RECORDED DATA:

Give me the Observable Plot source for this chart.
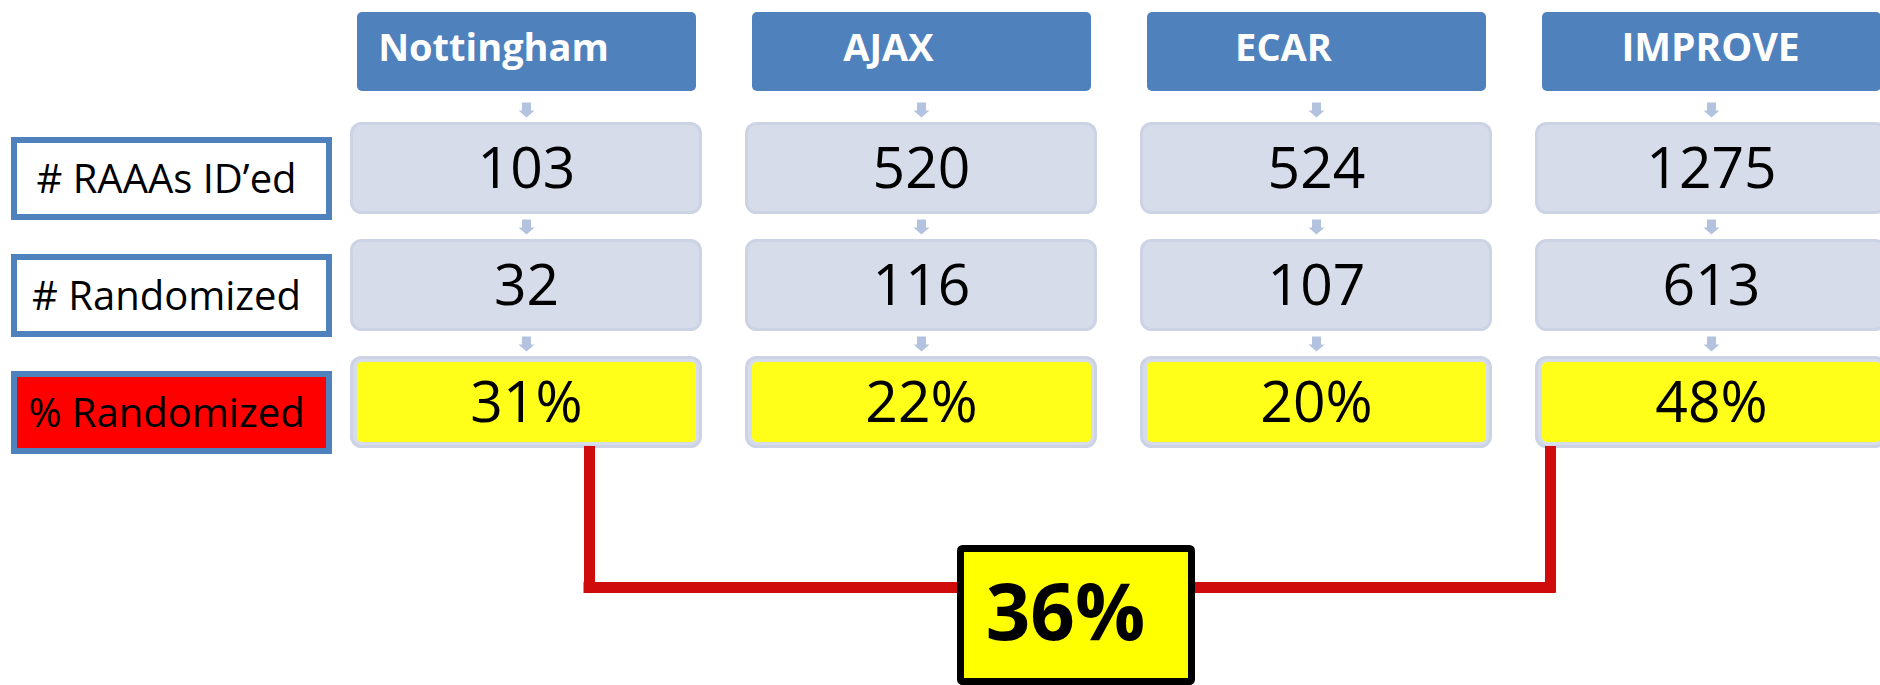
<!DOCTYPE html>
<html>
<head>
<meta charset="utf-8">
<script src="https://cdn.jsdelivr.net/npm/d3@7"></script>
<script src="https://cdn.jsdelivr.net/npm/@observablehq/plot@0.6"></script>
<style>
  html, body { margin: 0; padding: 0; background: #ffffff; overflow: hidden; }
  #chart svg { display: block; }
  g[aria-label="row labels"] text { letter-spacing: 1.9px; }
</style>
</head>
<body>
<div id="chart"></div>
<script>
// ---- data ----
const sites = ["Nottingham", "AJAX", "ECAR", "IMPROVE"];
const rowLabels = ["# RAAAs ID\u2019ed", "# Randomized", "% Randomized"];
const raaasIdentified = [103, 520, 524, 1275];
const randomized = [32, 116, 107, 613];
const percentRandomized = [31, 22, 20, 48];
const pooledPercent = 36;

// ---- tables built from the arrays ----
const cells = sites.flatMap((site, i) => [
  {site, row: rowLabels[0], text: String(raaasIdentified[i])},
  {site, row: rowLabels[1], text: String(randomized[i])},
  {site, row: rowLabels[2], text: percentRandomized[i] + "%"}
]);
const pctCells = cells.filter(d => d.row === rowLabels[2]);
const labels = rowLabels.map((row, i) => ({row, i}));
const pooled = [{anchor: sites[1], row: "pooled", text: pooledPercent + "%"}];
const leftArm = [{site: sites[0], from: rowLabels[2], to: "pooled"}];
const rightArm = [{site: sites[3], from: rowLabels[2], to: "pooled"}];
const span = [{row: "pooled", from: sites[0], to: sites[3]}];

const downArrow = {
  draw(ctx, size) {
    const r = Math.sqrt(size / Math.PI);
    ctx.moveTo(-0.56 * r, -0.94 * r);
    ctx.lineTo(0.56 * r, -0.94 * r);
    ctx.lineTo(0.56 * r, 0.06 * r);
    ctx.lineTo(r, 0.06 * r);
    ctx.lineTo(0, 0.94 * r);
    ctx.lineTo(-r, 0.06 * r);
    ctx.lineTo(-0.56 * r, 0.06 * r);
    ctx.closePath();
  }
};

const BLUE = "#4f81bd";
const GREY = "#d6dcea";
const GREY_EDGE = "#cbd3e4";
const YELLOW = "#ffff1a";
const RED_LINE = "#cf0b0b";
const FONT = "'Open Sans', 'DejaVu Sans', sans-serif";

const chart = Plot.plot({
  width: 1880,
  height: 685,
  margin: 0,
  style: {fontFamily: FONT, background: "#ffffff"},
  color: {type: "identity"},
  x: {type: "band", domain: ["label", ...sites], range: [-45, 1887], paddingInner: 0.10886, paddingOuter: 0, round: false, axis: null},
  y: {type: "band", domain: ["header", ...rowLabels, "pooled"], range: [5, 565], paddingInner: 0.213675, paddingOuter: 0, round: false, axis: null},
  marks: [
    // row label boxes
    Plot.cell(labels, {x: () => "label", y: "row",
      fill: d => d.i === 2 ? "#ff0000" : "#ffffff",
      stroke: BLUE, strokeWidth: 6,
      insetLeft: 59, insetRight: -22, insetTop: 18, insetBottom: -3}),
    Plot.text(labels, {x: () => "label", y: "row", text: "row",
      fontSize: 40, fill: "#000000", dx: 35, dy: 12, ariaLabel: "row labels"}),

    // site headers
    Plot.cell(sites, {x: d => d, y: () => "header", fill: BLUE, rx: 5,
      insetLeft: 7, insetRight: 6, insetTop: 7, insetBottom: 6}),
    Plot.text(sites.slice(0, 3), {x: d => d, y: () => "header", text: d => d,
      fill: "#ffffff", fontWeight: "bold", fontSize: 38, dx: -33, dy: -3}),
    Plot.text(sites.slice(3), {x: d => d, y: () => "header", text: d => d,
      fill: "#ffffff", fontWeight: "bold", fontSize: 39, dx: -1, dy: -3}),

    // arrows above each row
    Plot.dot(cells, {x: "site", y: "row", r: 8, symbol: downArrow,
      fill: "#b3c2de", stroke: "none", dy: -58.5}),

    // value boxes
    Plot.cell(cells, {x: "site", y: "row", fill: GREY, stroke: GREY_EDGE, strokeWidth: 3, rx: 10,
      insetLeft: 1.5, insetRight: 1.5, insetTop: 1.5, insetBottom: 1.5}),
    Plot.cell(pctCells, {x: "site", y: "row", fill: YELLOW, rx: 5,
      insetLeft: 7, insetRight: 6, insetTop: 6, insetBottom: 6}),
    Plot.text(cells, {x: "site", y: "row", text: "text", fontSize: 57, fill: "#000000", dy: 1}),

    // bracket to pooled result
    Plot.ruleY(span, {y: "row", x1: "from", x2: "to", stroke: RED_LINE, strokeWidth: 11,
      dy: 68, insetLeft: 233.5, insetRight: 331.5}),
    Plot.ruleX(leftArm, {x: "site", y1: "from", y2: "to", stroke: RED_LINE, strokeWidth: 11,
      dx: 63, insetTop: 90, insetBottom: -27.5}),
    Plot.ruleX(rightArm, {x: "site", y1: "from", y2: "to", stroke: RED_LINE, strokeWidth: 11,
      dx: -161, insetTop: 90, insetBottom: -27.5}),

    // pooled box
    Plot.cell(pooled, {x: "anchor", y: "row", fill: "#ffff00", stroke: "#000000", strokeWidth: 7, rx: 2,
      insetLeft: 215.5, insetRight: -94.5, insetTop: 75.5, insetBottom: -116.5}),
    Plot.text(pooled, {x: "anchor", y: "row", text: "text", fontSize: 78, fontWeight: "bold",
      fill: "#000000", dx: 144, dy: 96})
  ]
});
document.getElementById("chart").appendChild(chart);
</script>
</body>
</html>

TASK STATEMENT: Locate all lines in the listing above with the word "chart". Copy them.

COMPLETE RESPONSE:
Give me the Observable Plot source for this chart.
  #chart svg { display: block; }
<div id="chart"></div>
const chart = Plot.plot({
document.getElementById("chart").appendChild(chart);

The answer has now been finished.